Danny: All the time; I’ve had big problems with it, since then. If there’s a change in the weather, I get a lot of pain. I reckon my left leg is 20% weaker than my right, so my right leg has to work that much harder.





PEZ: We believe you won the 1989 Australian one mile penny farthing (Old Ordinary) championship?
Danny: It wasn’t one mile, it was five times round the town of Evandale, with left and right turns. It was very exciting, but very scary, you’re sitting way up high with the bars across your lap, there’s no gears. I was there as a guest but they let me ride the Aussie champs – it was the world champs next day, but after they saw me in the Aussie champs, they wouldn’t let me ride. My tactic was to get to the front and go as hard as I could in the cross wind, but keep it in the gutter so they couldn’t get any shelter off me – I could hear them huffing and puffing behind. But some of those guys are incredible in a straight line sprint, very fast pedallers, so quick on those things.


PEZ: You look very fit – you must still train?
Danny: At least three hours each day, sometimes four.
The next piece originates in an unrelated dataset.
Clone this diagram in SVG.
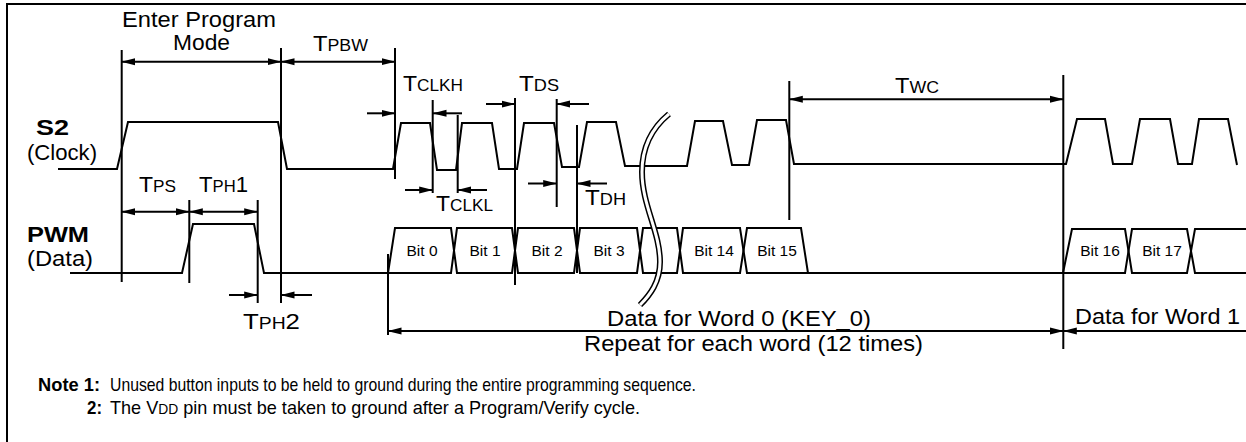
<svg xmlns="http://www.w3.org/2000/svg" width="1246" height="442" viewBox="0 0 1246 442">
<defs>
<style>
.ln{fill:none;stroke:#000;stroke-width:2;stroke-linejoin:miter}
.g{fill:none;stroke:#000;stroke-width:2}
.ar{fill:none;stroke:#000;stroke-width:2}
.t{font-family:"Liberation Sans",Arial,sans-serif;font-size:22px;fill:#000}
.b{font-family:"Liberation Sans",Arial,sans-serif;font-size:15.5px;fill:#000}
.sc{font-size:16.5px}
.bold{font-weight:bold}
.n{font-family:"Liberation Sans",Arial,sans-serif;font-size:19px;fill:#000}
</style>
<marker id="ah" markerUnits="userSpaceOnUse" markerWidth="14" markerHeight="8" viewBox="0 0 14 8" refX="13.5" refY="4" orient="auto-start-reverse"><path d="M0,0.5 L14,4 L0,7.5 z" fill="#000"/></marker>
</defs>
<rect width="1246" height="442" fill="#fff"/>
<g id="frame"><path class="ln" d="M7,442 L7,4 L1246,4" stroke-width="2.5"/></g>

<g id="clock-waveform">
<path class="ln" d="M58,169 L117,169 L128,122 L278,122 L287,169 L393,169 L401,123 L430,123 L437,170 L456,170 L462,123 L492,123 L499,169 L517,169 L524,123 L554,123 L562,167 L579,167 L587,122 L616,122 L625,166 L645,166"/>
<path class="ln" d="M645,166 L687,166 L695,121 L723,121 L732,165 L749,165 L757,120 L786,120 L794,164 L1066,164 L1077,119 L1105,119 L1113,164 L1132,164 L1140,119 L1170,119 L1178,164 L1192,164 L1199,119 L1228,119 L1237,165"/>
</g>

<g id="data-waveform">
<path class="ln" d="M70,273 L182,273 L193,224 L254,224 L264,273 L388,273"/>
<path class="ln" d="M388,273 L395,228 L451,228 L457,273 L512,273 L518,228 L574,228 L580,273 L637,273 L643,228 L677,228 L683,273 L740,273 L747,228 L801,228 L808,273"/>
<path class="ln" d="M388,273 L451,273 L457,228 L512,228 L518,273 L574,273 L580,228 L637,228 L643,273 L677,273 L683,228 L740,228 L747,273 L808,273 L1063,273"/>
<path class="ln" d="M1063,273 L1072,229 L1125,229 L1132,273 L1187,273 L1195,229 L1246,229"/>
<path class="ln" d="M1063,273 L1125,273 L1132,229 L1187,229 L1195,273 L1246,273"/>
</g>

<g id="break">
<path d="M669,114 C652,128 642,148 642,172 C642,205 660,232 660,262 C660,282 650,295 640,305" fill="none" stroke="#000" stroke-width="6"/>
<path d="M669,114 C652,128 642,148 642,172 C642,205 660,232 660,262 C660,282 650,295 640,305" fill="none" stroke="#fff" stroke-width="3"/>
</g>

<g id="guides">
<path class="g" d="M121.7,50 V282 M281,48 V303 M395,48 V179 M432.7,100 V193 M457.7,115 V193 M515,98 V285 M556.7,99 V207 M577,125 V273 M789.3,81 V220 M1063.3,75 V349 M189.3,200 V283 M257.7,200 V303 M388,254 V335"/>
</g>

<g id="connectors">
<line class="ar" x1="121.7" y1="61.7" x2="281" y2="61.7" marker-start="url(#ah)" marker-end="url(#ah)"/>
<line class="ar" x1="281" y1="61.7" x2="395" y2="61.7" marker-start="url(#ah)" marker-end="url(#ah)"/>
<line class="ar" x1="367" y1="113.3" x2="395" y2="113.3" marker-end="url(#ah)"/>
<line class="ar" x1="462" y1="113.3" x2="433" y2="113.3" marker-end="url(#ah)"/>
<line class="ar" x1="405" y1="190" x2="432.7" y2="190" marker-end="url(#ah)"/>
<line class="ar" x1="487" y1="190" x2="457.7" y2="190" marker-end="url(#ah)"/>
<line class="ar" x1="486" y1="104" x2="515" y2="104" marker-end="url(#ah)"/>
<line class="ar" x1="589" y1="104" x2="556.7" y2="104" marker-end="url(#ah)"/>
<line class="ar" x1="528" y1="183.5" x2="556.7" y2="183.5" marker-end="url(#ah)"/>
<line class="ar" x1="607" y1="183.5" x2="577" y2="183.5" marker-end="url(#ah)"/>
<line class="ar" x1="789.3" y1="99.3" x2="1063.3" y2="99.3" marker-start="url(#ah)" marker-end="url(#ah)"/>
<line class="ar" x1="121.7" y1="211.7" x2="189.3" y2="211.7" marker-start="url(#ah)" marker-end="url(#ah)"/>
<line class="ar" x1="189.3" y1="211.7" x2="257.7" y2="211.7" marker-start="url(#ah)" marker-end="url(#ah)"/>
<line class="ar" x1="229" y1="295" x2="257.7" y2="295" marker-end="url(#ah)"/>
<line class="ar" x1="312" y1="295" x2="281" y2="295" marker-end="url(#ah)"/>
<line class="ar" x1="388" y1="331" x2="1063.3" y2="331" marker-start="url(#ah)" marker-end="url(#ah)"/>
<line class="ar" x1="1246" y1="331" x2="1063.3" y2="331" marker-end="url(#ah)"/>
</g>

<g id="signal-labels">
<text class="t bold" x="36" y="135" textLength="33" lengthAdjust="spacingAndGlyphs">S2</text>
<text class="t" x="27" y="160" textLength="70" lengthAdjust="spacingAndGlyphs">(Clock)</text>
<text class="t bold" x="27" y="242" textLength="62" lengthAdjust="spacingAndGlyphs">PWM</text>
<text class="t" x="27" y="266" textLength="66" lengthAdjust="spacingAndGlyphs">(Data)</text>
</g>

<g id="timing-labels">
<text class="t" x="122" y="27" textLength="154" lengthAdjust="spacingAndGlyphs">Enter Program</text>
<text class="t" x="173" y="50" textLength="57" lengthAdjust="spacingAndGlyphs">Mode</text>
<text class="t" x="313" y="51" textLength="55" lengthAdjust="spacingAndGlyphs">T<tspan class="sc">PBW</tspan></text>
<text class="t" x="403" y="90.7" textLength="60" lengthAdjust="spacingAndGlyphs">T<tspan class="sc">CLKH</tspan></text>
<text class="t" x="519" y="90.7" textLength="40" lengthAdjust="spacingAndGlyphs">T<tspan class="sc">DS</tspan></text>
<text class="t" x="895" y="92.7" textLength="44" lengthAdjust="spacingAndGlyphs">T<tspan class="sc">WC</tspan></text>
<text class="t" x="436" y="210.5" textLength="57" lengthAdjust="spacingAndGlyphs">T<tspan class="sc">CLKL</tspan></text>
<text class="t" x="585" y="205" textLength="41" lengthAdjust="spacingAndGlyphs">T<tspan class="sc">DH</tspan></text>
<text class="t" x="139" y="192" textLength="37" lengthAdjust="spacingAndGlyphs">T<tspan class="sc">PS</tspan></text>
<text class="t" x="199" y="192" textLength="49" lengthAdjust="spacingAndGlyphs">T<tspan class="sc">PH</tspan>1</text>
<text class="t" x="243" y="329" textLength="57" lengthAdjust="spacingAndGlyphs">T<tspan class="sc">PH</tspan>2</text>
<text class="t" x="607" y="326" textLength="264" lengthAdjust="spacingAndGlyphs">Data for Word 0 (KEY_0)</text>
<text class="t" x="584" y="351" textLength="339" lengthAdjust="spacingAndGlyphs">Repeat for each word (12 times)</text>
<text class="t" x="1075" y="324" textLength="165" lengthAdjust="spacingAndGlyphs">Data for Word 1</text>
</g>

<g id="bit-labels" text-anchor="middle">
<text class="b" x="422" y="256">Bit 0</text>
<text class="b" x="485" y="256">Bit 1</text>
<text class="b" x="547" y="256">Bit 2</text>
<text class="b" x="609" y="256">Bit 3</text>
<text class="b" x="714" y="256">Bit 14</text>
<text class="b" x="777" y="256">Bit 15</text>
<text class="b" x="1100" y="256">Bit 16</text>
<text class="b" x="1162" y="256">Bit 17</text>
</g>

<g id="notes">
<text class="n bold" x="38" y="391" textLength="62" lengthAdjust="spacingAndGlyphs">Note 1:</text>
<text class="n" x="110" y="391" textLength="586" lengthAdjust="spacingAndGlyphs">Unused button inputs to be held to ground during the entire programming sequence.</text>
<text class="n bold" x="87" y="414" textLength="15" lengthAdjust="spacingAndGlyphs">2:</text>
<text class="n" x="110" y="414" textLength="530" lengthAdjust="spacingAndGlyphs">The V<tspan font-size="14.5px">DD</tspan> pin must be taken to ground after a Program/Verify cycle.</text>
</g>
</svg>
One day I’ll go into the hills; then another day, I’ll stick to the flat; and I go out with five or six guys and we do 20 kilometre team time trial efforts. Sometimes I’ll ride the track in the evening.





PEZ: What do you do in the summer, when you’re not derny driving?
Danny: I go home to Surfers Paradise in Australia, train in the mornings and spend time on the computer in the afternoon – attending to business. I also song for an hour or two each day, I have the karaoke machine and practice with that.


PEZ: Did you keep all your trophies and jerseys?
Danny: I kept everything; cuttings, programmes, pictures, sashes, the lot – my garage was full of shit. Then, one day, about five years ago, I got a call from a guy called Brett Horton; he asked me if I had any stuff suitable for his cycling museum in San Francisco. I laid it all out in the garden, photographed it and sent the pictures to him. He flew over and bought the lot – so if you want to see it, you’ll need to go to San Francisco!


PEZ: Have you ever raced on grass?
Danny: Just once, the English race, The Tour of the Cotswolds used to finish in a park, on grass. I thought; ‘what the hell is this? but I still won the sprint from the group I was in!’





PEZ: Regrets?
Danny: Not doing the road – I wish now I’d done the Classics and the Tour. When I used to ride minor stage races like the Tour of Germany, guys like Hinault and Moser would say; ‘you should ride the Grand Tours, you climb well and would still be there at the finish, when all the other sprinters are gone.’ I spoke to teams, but it never seemed to come to anything. But I was riding 15, 17 sixes every season, on the track 13 hours every day – at that end of February, the last thing you wanted to do was jump on a road bike.

Maybe later in my career, when the six day programmes eased back, it would have been possible.


PEZ: Will there ever be another Danny Clark?
Danny: They said that there’d never be another Jack Nicklaus and then along came Tiger Woods – who knows!


***
I think there’ll never be another Danny Clark – even if they could get the pedals round, they couldn’t sing ‘Proud Mary.’ With thanks to Danny for his time and apologies for the interrupted breakfasts.